Europe to fund new road projects as autonomous trials go public
26 June 2017
Connected transport initiatives will benefit from a €2.7 billion European Commission investment into key transport projects, to support clean and competitive mobility on the continent.
In order to deliver on its ‘Investment Plan for Europe’ and its ‘Europe on the Move’ agenda, the amount will be shared amongst air, rail and road projects, with investment in upgrading road transport and developing Intelligent Transport Systems (ITS) reaching €359.2 million. This will include development of a high-speed electric vehicle charging network across Sweden, Denmark, Germany, France, the United Kingdom and Italy as well as looking at infrastructure preparation for autonomous vehicles.

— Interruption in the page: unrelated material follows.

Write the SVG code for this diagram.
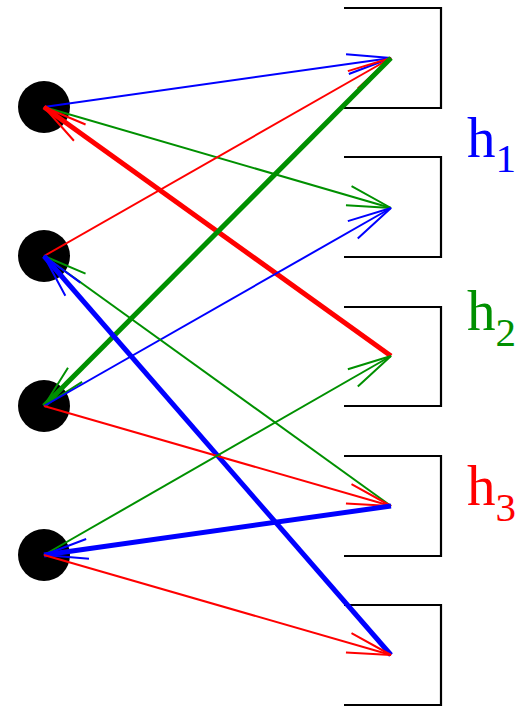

The Europe on the Move vision is set out on three pillars: Clean; Fair and Competitive; and Connected. Under the ‘Clean’ strategy, EU member states will be free to introduce road charging, although there needs to be some common principles in place, including charging for distance driven rather than time to reflect usage and pollution, and charges based on emissions performance, a plan it put forward in April 2017. The Commission is also working on post-2020/2021 CO2 targets for cars and vans, and on the first-ever CO2 targets for heavy duty vehicles. The Commission also wants to improve the alternative fuel infrastructure throughout the continent to aid promotion of electric vehicles (EVs).
EU Commissioner for Transport, Violeta Bulc comments: ‘The demand for investment in transport infrastructure is huge. This new wave of investment focuses on clean, innovative and digital projects to modernise Europe's transport network. Today we are one step closer to a true Transport Union, serving the needs of citizens, stimulating the economy and creating jobs. Looking ahead, I am inviting stakeholders to make best use of the remaining funds, using blending to maximise impact and leverage all possible resources.’
The package could also include a minimum quota for electric cars (EVs) on the new car market, similar to a plan coming in for China. This would mean that manufacturers need to add EVs to their range to ensure they can meet a minimum quota, which would then lead to a reduction in CO2 emissions around Europe.
The news comes as the UK’s largest collaborative trial of connected and autonomous vehicle technology has been given approval to move out of testing facilities and onto city streets. The Autodrive consortium achieved the agreement following a successful completion of track testing and demonstrations.
Project partners Jaguar Land Rover, Ford and Tata Motors European Technical Centre (TMETC) came together at the Horiba MIRA Proving Ground to demonstrate a series of connected car technologies that are now ready to be trialled on the roads of UK cities Milton Keynes and Coventry.
The three vehicle manufacturers are working in the Autodrive project to jointly research and develop autonomous technology, with funding from both the UK Government and automotive industry. It is the first project in the UK to showcase the benefits of having cars that can talk to each other across multiple makes of car.
The first demonstration (Emergency Vehicle Warning) showcased cars that can warn their drivers when an emergency vehicle is approaching – as well as indicating its direction – minimising congestion and potentially reducing the time it takes for ambulances, police cars and fire engines to reach their destination.
During the second demonstration (Intersection Collision Warning), the connected cars were able to detect the presence of other connected cars on approach to a junction, and warn whenever there was a high probability of a collision.
The third demonstration involved ‘In-Vehicle Signage’, whereby connected cars can receive traffic information sent from road-side units, ensuring that drivers do not miss out on important notifications, such as changes of speed limit or temporary lane closures.
Tim Armitage, Arup’s UK Autodrive project director, comments: ‘The successful completion of the proving ground trials marks a significant milestone for the project team, and we are now looking forward to demonstrating the benefits of these exciting new technologies in the real-world settings of Milton Keynes and Coventry. Once the technology becomes widely available, we anticipate huge potential benefits in terms of road safety, improved traffic flow and general access to transport, so we’re really excited about being able to demonstrate this on real roads.’
The first set of public road trials are due to take place in Milton Keynes and Coventry by the end of 2017, on segregated sections of road, before moving to open public roads by the time the project closes in the summer of 2018.